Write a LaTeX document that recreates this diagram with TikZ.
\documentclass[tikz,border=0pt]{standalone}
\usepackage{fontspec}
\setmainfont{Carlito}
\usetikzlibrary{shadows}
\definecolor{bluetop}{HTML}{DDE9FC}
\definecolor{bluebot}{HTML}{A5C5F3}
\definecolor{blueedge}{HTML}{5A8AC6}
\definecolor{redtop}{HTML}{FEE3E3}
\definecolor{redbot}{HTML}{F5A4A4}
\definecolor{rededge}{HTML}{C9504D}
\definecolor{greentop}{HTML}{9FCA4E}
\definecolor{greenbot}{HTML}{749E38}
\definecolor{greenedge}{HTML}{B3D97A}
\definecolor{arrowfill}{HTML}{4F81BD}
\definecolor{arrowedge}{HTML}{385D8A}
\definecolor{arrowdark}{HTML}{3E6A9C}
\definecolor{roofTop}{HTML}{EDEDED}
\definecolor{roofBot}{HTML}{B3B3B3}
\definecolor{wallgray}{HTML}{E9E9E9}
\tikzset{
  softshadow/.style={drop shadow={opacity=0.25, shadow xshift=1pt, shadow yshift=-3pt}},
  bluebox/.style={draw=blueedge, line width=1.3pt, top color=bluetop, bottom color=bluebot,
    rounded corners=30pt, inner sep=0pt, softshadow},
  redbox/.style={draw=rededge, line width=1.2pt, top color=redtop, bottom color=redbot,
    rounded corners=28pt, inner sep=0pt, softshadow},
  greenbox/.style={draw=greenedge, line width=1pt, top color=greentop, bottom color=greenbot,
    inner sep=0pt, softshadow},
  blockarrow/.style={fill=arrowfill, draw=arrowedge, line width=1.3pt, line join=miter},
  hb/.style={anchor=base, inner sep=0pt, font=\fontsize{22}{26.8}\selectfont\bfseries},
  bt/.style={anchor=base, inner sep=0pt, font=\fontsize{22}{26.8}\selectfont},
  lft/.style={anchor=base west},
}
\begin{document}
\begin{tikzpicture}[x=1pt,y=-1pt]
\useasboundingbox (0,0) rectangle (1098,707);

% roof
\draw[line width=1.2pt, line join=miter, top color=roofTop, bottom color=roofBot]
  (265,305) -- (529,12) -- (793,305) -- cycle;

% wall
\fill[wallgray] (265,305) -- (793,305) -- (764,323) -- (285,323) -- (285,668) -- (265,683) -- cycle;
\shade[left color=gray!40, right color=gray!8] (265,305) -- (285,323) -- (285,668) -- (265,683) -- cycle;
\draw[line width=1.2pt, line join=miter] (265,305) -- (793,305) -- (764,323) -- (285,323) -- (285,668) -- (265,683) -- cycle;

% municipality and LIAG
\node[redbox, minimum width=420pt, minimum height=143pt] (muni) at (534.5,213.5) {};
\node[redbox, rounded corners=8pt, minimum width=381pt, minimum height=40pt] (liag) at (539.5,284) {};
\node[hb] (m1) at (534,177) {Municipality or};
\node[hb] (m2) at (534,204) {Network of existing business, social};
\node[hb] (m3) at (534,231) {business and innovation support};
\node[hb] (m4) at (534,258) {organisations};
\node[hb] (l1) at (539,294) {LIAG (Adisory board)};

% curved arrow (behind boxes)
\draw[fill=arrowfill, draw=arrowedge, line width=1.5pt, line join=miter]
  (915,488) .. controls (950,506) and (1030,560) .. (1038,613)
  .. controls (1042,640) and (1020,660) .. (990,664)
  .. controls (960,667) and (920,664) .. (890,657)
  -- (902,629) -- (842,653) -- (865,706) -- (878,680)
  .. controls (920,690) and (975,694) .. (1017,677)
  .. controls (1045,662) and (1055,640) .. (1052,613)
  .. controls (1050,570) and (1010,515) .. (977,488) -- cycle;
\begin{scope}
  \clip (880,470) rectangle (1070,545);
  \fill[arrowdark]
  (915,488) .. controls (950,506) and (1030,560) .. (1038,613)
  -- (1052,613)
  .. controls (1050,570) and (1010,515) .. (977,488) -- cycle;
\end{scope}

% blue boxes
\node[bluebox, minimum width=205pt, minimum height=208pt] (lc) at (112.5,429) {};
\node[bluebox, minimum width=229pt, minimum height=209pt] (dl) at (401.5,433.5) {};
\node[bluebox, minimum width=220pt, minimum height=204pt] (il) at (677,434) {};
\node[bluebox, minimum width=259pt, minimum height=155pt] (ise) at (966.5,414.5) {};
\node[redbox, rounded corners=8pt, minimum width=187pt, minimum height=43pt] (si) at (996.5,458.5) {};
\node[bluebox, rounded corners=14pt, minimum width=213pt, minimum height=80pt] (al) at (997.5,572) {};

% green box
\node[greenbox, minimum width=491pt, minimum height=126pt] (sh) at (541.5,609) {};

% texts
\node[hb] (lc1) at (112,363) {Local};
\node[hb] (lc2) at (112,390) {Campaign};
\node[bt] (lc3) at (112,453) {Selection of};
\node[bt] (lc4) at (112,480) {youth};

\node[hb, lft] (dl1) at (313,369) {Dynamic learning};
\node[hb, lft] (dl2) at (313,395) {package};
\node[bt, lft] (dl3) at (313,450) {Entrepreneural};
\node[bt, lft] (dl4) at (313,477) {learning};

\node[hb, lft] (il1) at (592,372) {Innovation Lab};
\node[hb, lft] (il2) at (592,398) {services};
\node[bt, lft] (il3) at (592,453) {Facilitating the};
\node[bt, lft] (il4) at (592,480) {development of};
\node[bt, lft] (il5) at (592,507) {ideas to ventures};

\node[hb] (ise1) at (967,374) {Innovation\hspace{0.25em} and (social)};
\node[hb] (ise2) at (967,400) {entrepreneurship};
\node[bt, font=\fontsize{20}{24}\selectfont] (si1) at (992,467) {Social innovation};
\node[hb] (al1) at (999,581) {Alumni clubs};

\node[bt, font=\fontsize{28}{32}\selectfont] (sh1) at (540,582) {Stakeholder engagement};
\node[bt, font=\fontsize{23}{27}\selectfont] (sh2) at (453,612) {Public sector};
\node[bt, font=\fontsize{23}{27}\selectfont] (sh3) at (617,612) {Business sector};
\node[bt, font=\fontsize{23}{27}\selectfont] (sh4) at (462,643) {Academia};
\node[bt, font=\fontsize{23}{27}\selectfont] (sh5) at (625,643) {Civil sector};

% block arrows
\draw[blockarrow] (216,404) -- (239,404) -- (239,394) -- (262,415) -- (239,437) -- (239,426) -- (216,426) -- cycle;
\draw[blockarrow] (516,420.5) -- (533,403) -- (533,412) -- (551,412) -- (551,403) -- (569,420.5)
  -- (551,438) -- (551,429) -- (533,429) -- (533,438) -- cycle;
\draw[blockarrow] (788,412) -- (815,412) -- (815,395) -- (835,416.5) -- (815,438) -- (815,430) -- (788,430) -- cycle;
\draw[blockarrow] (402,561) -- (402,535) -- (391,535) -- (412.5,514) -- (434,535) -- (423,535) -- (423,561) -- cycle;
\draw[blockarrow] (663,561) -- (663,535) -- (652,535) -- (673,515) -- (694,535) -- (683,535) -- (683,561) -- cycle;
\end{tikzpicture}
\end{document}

▸ TASK OBJECTIVE
Using the data above, restate word for word the lines from its opening line through the line that contains "width=1.2pt, line join=miter]", and no more.

▸ RESPONSE
Write a LaTeX document that recreates this diagram with TikZ.
\documentclass[tikz,border=0pt]{standalone}
\usepackage{fontspec}
\setmainfont{Carlito}
\usetikzlibrary{shadows}
\definecolor{bluetop}{HTML}{DDE9FC}
\definecolor{bluebot}{HTML}{A5C5F3}
\definecolor{blueedge}{HTML}{5A8AC6}
\definecolor{redtop}{HTML}{FEE3E3}
\definecolor{redbot}{HTML}{F5A4A4}
\definecolor{rededge}{HTML}{C9504D}
\definecolor{greentop}{HTML}{9FCA4E}
\definecolor{greenbot}{HTML}{749E38}
\definecolor{greenedge}{HTML}{B3D97A}
\definecolor{arrowfill}{HTML}{4F81BD}
\definecolor{arrowedge}{HTML}{385D8A}
\definecolor{arrowdark}{HTML}{3E6A9C}
\definecolor{roofTop}{HTML}{EDEDED}
\definecolor{roofBot}{HTML}{B3B3B3}
\definecolor{wallgray}{HTML}{E9E9E9}
\tikzset{
  softshadow/.style={drop shadow={opacity=0.25, shadow xshift=1pt, shadow yshift=-3pt}},
  bluebox/.style={draw=blueedge, line width=1.3pt, top color=bluetop, bottom color=bluebot,
    rounded corners=30pt, inner sep=0pt, softshadow},
  redbox/.style={draw=rededge, line width=1.2pt, top color=redtop, bottom color=redbot,
    rounded corners=28pt, inner sep=0pt, softshadow},
  greenbox/.style={draw=greenedge, line width=1pt, top color=greentop, bottom color=greenbot,
    inner sep=0pt, softshadow},
  blockarrow/.style={fill=arrowfill, draw=arrowedge, line width=1.3pt, line join=miter},
  hb/.style={anchor=base, inner sep=0pt, font=\fontsize{22}{26.8}\selectfont\bfseries},
  bt/.style={anchor=base, inner sep=0pt, font=\fontsize{22}{26.8}\selectfont},
  lft/.style={anchor=base west},
}
\begin{document}
\begin{tikzpicture}[x=1pt,y=-1pt]
\useasboundingbox (0,0) rectangle (1098,707);

% roof
\draw[line width=1.2pt, line join=miter, top color=roofTop, bottom color=roofBot]
  (265,305) -- (529,12) -- (793,305) -- cycle;

% wall
\fill[wallgray] (265,305) -- (793,305) -- (764,323) -- (285,323) -- (285,668) -- (265,683) -- cycle;
\shade[left color=gray!40, right color=gray!8] (265,305) -- (285,323) -- (285,668) -- (265,683) -- cycle;
\draw[line width=1.2pt, line join=miter] (265,305) -- (793,305) -- (764,323) -- (285,323) -- (285,668) -- (265,683) -- cycle;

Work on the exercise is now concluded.